Föreläsningar och seminarier CANCELLED: CPF Lunch seminar: Developmental origins of health and disease: A translational approach to understanding Fetal Alcohol Spectrum Disorder (FASD)
Talare: Prof. Joanne Weinberg, Department of Cellular & Physiological Sciences, Faculty of Medicine, University of British Columbia, Vancouver, BC Canada
Fetal alcohol spectrum disorder (FASD) is an umbrella term describing the broad range of effects in individuals exposed to alcohol in utero. It is estimated that more than 30% of women consume alcohol at some point during pregnancy, and that 25% of newborns (for example, 100,000 infants/year in Canada) have experienced some level of alcohol exposure. FASD prevalence has surpassed that of other common disorders, such as autism spectrum disorder and Down syndrome, with an estimated prevalence in the population as high as 1-5%.
Our research has focused largely on understanding mechanisms underlying the effects of prenatal alcohol exposure (PAE) on neuroendocrine and immune function, stress responsiveness, health, adaptive function and behavior over the life course. Utilizing animal models of PAE, our studies have shown that maternal alcohol intake markedly alters both maternal and offspring endocrine function, with increased basal and stress levels of the stress hormone corticosterone in the pregnant female and alterations in central regulation of the stress system in the offspring that parallel in many ways those seen in depression and anxiety.
Indeed, we have reported increased depressive- and anxiety-like behaviors in PAE males and females compared to their control counterparts. Not surprisingly, given the pervasive effects of alcohol on the brain, and the intimate bidirectional communication among the nervous, endocrine, and immune systems, we have also demonstrated significant alterations in immune function and health in PAE compared to control animals.
Exposure to alcohol in utero results in altered immune cell responses to stimulation, increased and prolonged inflammation following an arthritis challenge, and an overall pro-inflammatory bias that increases vulnerability to immune and stress challenges from birth into adulthood. Of note, we have begun to translate our animal model studies on health and immune function to the clinical domain. We are the first to identify links among maternal alcohol consumption, inflammation, and child outcomes.
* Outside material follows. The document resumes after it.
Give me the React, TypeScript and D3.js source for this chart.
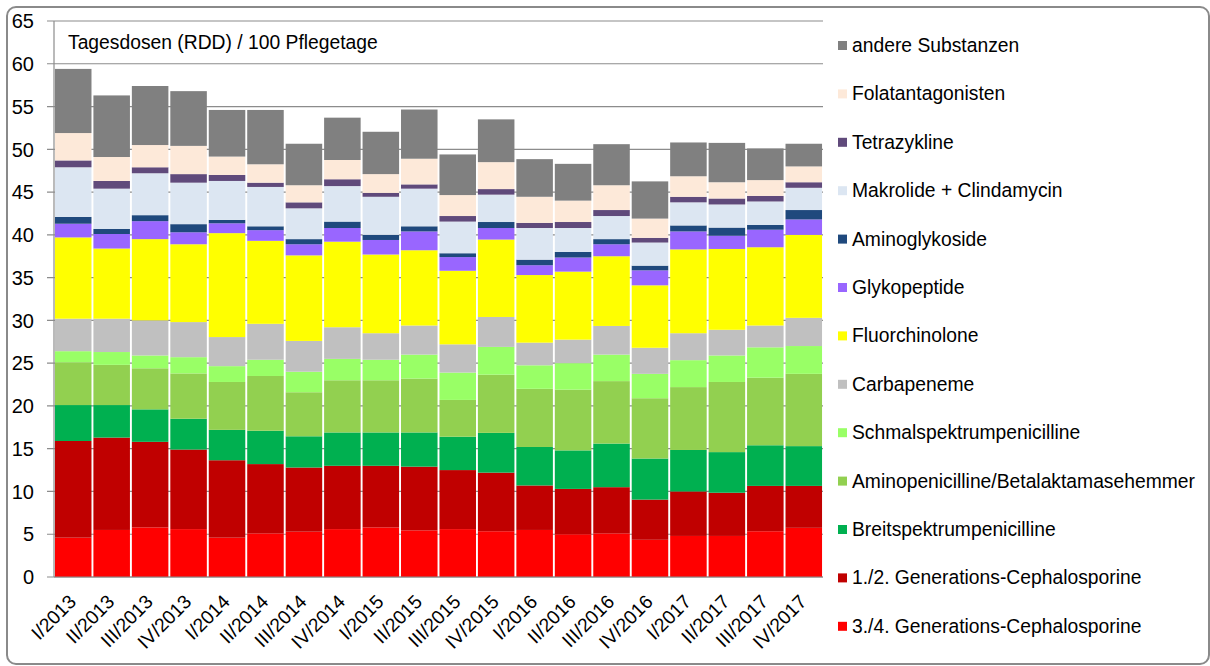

We identified unique immune (cytokine) signatures in pregnant women in association with whether or not they consumed alcohol and with neurodevelopmental outcomes of their children. Similarly, analysis of cytokine profile in the children revealed different signatures associated with both alcohol exposure and neurodevelopmental delay. We are currently extending this work to examine the effects of maternal alcohol consumption on immune function, health and neurobehavioral outcomes in populations of pregnant women, as well as infants, children, and adults exposed to alcohol in utero, a critical but understudied area in the FASD field.